November 6, 2014 at 1:51 p.m.
Overall, the teams had a 268-154 record. Despite all of Collins’ success as a head coach, his teams never made it to the state tournament, falling just short several times.
But, Collins, who was inducted into the Minnesota High School Baseball Coaches Association Hall of Fame on Saturday, October 25, is okay with that.
“When you come right down to it,” said Collins. “What is the state tourney? It’s three more games at the end of the season. What’s more important to me is that our teams played the game the right way. It was never about the wins and losses. It was all about the relationships and experiences with teammates. That’s what people remember going forward. Nobody remembers the record.”
Among other inductees in the 2014 MHSBCA Hall of Fame class are Minnesota Twins General Manager Terry Ryan, and local high school coaches from St. John’s, Staples Motley, St. Paul Humboldt, Centennial, New Ulm and Sleepy Eye-St. Mary’s.
Over 90 players went on to play college baseball during Collin’s tenure, including five players in Division 1: Steve Kedrowski, Army (West Point); John Kent, Northern Iowa; Tim Swenson, Miami (Florida); Danny Reed, Northern Illinois; and, most recently, Mark Sontag, South Dakota State. Sontag graduated just last year and is beginning his freshman year at South Dakota State.
After graduating from St. Cloud State in 1983, Collins spent his first few years as a science teacher at Sleepy Eye, MN where he also coached under legendary high school baseball coach Pete Boelter. Collins came to Chisago Lakes in the late 80’s and became head baseball coach in 1990. He was told by community members that he wouldn’t be able to do anything with that group of players.
But Collins proved them wrong. He revived the American Legion and VFW baseball programs. The high school team won just three games in Collins’ first year, but the win totals increased quickly after. And Collins, along with a dedicated group of supporters, set about building a new high school baseball field. A beautiful field, complete with lights, was used for the first time in the 1995 season.

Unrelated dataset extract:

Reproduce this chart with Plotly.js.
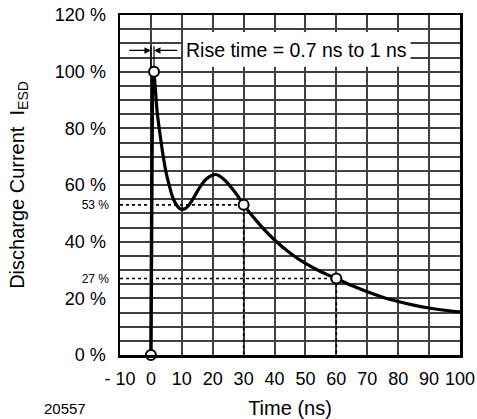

And then Collins decided to step away for a few years. “My daughter Abby and my son Quinn were little. My son Kyle, who was seven or eight, asked me ‘will you be coaching my team or your other boys?’” I wanted to be a better dad, so I stepped back and took a few years off to spend time with my kids.”
Collins didn’t step away from the baseball program completely, coaching the middle school team (which has much less of a time commitment) for a few years.

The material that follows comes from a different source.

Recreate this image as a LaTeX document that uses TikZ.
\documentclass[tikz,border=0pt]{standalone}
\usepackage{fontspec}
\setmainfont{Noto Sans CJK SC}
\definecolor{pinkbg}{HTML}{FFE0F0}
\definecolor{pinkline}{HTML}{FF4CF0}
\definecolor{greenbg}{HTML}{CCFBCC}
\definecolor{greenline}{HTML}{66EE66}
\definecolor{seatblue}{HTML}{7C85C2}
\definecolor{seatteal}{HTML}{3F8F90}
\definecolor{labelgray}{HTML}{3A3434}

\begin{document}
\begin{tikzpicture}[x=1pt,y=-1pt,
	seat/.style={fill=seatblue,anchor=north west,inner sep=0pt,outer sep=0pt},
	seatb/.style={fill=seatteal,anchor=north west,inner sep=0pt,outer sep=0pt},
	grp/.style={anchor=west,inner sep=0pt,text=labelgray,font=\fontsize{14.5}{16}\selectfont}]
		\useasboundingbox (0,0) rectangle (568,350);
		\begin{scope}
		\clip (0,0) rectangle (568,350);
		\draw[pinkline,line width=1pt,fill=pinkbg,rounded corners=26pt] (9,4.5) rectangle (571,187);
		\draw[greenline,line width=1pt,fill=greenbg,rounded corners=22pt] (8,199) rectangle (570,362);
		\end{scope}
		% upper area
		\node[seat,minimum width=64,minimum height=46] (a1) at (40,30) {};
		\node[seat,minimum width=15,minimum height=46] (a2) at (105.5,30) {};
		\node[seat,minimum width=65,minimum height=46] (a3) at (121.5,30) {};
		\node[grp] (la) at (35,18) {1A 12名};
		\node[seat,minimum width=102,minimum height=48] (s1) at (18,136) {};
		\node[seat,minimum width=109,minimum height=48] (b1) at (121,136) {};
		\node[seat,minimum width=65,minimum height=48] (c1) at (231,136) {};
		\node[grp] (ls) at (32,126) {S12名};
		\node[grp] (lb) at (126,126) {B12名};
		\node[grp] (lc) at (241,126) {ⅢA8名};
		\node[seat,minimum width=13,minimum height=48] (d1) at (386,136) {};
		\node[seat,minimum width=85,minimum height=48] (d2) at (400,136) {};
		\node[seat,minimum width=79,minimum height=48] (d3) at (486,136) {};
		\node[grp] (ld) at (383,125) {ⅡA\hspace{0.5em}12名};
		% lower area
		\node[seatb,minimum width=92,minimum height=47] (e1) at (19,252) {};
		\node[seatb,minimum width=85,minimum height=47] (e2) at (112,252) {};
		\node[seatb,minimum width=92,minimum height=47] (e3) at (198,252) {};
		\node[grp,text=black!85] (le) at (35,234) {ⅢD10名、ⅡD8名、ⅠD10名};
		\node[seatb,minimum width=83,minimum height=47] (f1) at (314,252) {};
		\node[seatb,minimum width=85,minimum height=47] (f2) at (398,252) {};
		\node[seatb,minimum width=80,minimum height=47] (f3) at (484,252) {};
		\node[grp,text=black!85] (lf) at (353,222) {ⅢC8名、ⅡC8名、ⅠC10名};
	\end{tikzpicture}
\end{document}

Then Drew Aliperto resigned as baseball coach after the 2000 season. Collins said “Athletic director Joe Thimm came to me and asked me if I would consider being the head coach again. I agreed, with the stipulation that Jay Brown be my assistant. Joe was concerned because he thought Jay, being a substitute teacher at the time, would leave once he got a teaching opportunity. But Joe agreed and Jay and I have coached together for 15 years. We have a magical relationship. We have never had an argument, even though he’s a city boy and I’m a country bumpkin. Baseball is our common denominator. He does what he likes to do and I do what I like to do. He’s easygoing and a heck of a baseball guy.”
And while Collins has stepped away from his head coaching duties, he will continue as an assistant to Brown, who was named the head coach after Collins stepped down. Collins said, laughing “Now Jay can deal with all of the administrative stuff.” Collins had the pleasure of coaching both of his sons, Kyle and Quinn, in their high school baseball careers.
And while Collins loves baseball, he put sports and school in proper perspective. “I’ve always seen myself as a science teacher who happens to coach baseball,” he said.